12. The magnetic coupling pneumatic linear motion actuator of claim 1, further comprising a piston passage port, a sleeve passage annulus, and a push rod passage port, the piston passage port being positioned radially inwardly from the oppositely longitudinal shoulder, the sleeve passage annulus extending radially outwardly from the longitudinal shoulder, and the push rod passage port being positioned radially inwardly from the longitudinal shoulder.

13. The magnetic coupling pneumatic linear motion actuator of claim 12, wherein the magnetic piston has an outside diameter, wherein the piston passage port has an inside diameter, and wherein said diameters are substantially equal to each other.

14. The magnetic coupling pneumatic linear motion actuator of claim 13, wherein the magnetic sleeve and the sleeve passage annulus have substantially equal inside diameters.

15. The magnetic coupling pneumatic linear motion actuator of claim 14, wherein the push rod passage port has an inside diameter which is less than that of the tube.

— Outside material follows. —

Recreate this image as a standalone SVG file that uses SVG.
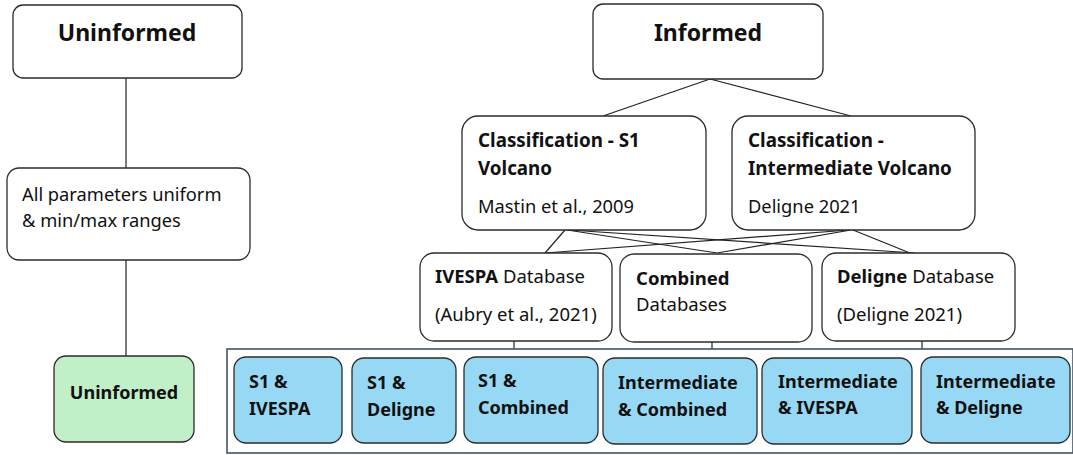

16. The magnetic coupling pneumatic linear motion actuator of claim 1, comprising actuator fastening means connected operatively to the longitudinal and oppositely longitudinal end caps.

17. The magnetic coupling pneumatic linear motion actuator of claim 16, wherein the actuator fastening means comprise helically threaded lugs.

18. The magnetic coupling pneumatic linear motion actuator of claim 1, further comprising at least a first air passage port, said port opening at one of the shoulders among the longitudinal shoulder and the oppositely longitudinal shoulder.

19. The magnetic coupling pneumatic linear motion actuator of claim 18, further comprising a second air passage port, said port opening at the other shoulder among the longitudinal and oppositely longitudinal shoulders.

20. The magnetic coupling pneumatic linear motion actuator of claim 1, further comprising at least a first air seal, said air seal operatively spanning between one of the end caps and one of the shoulders.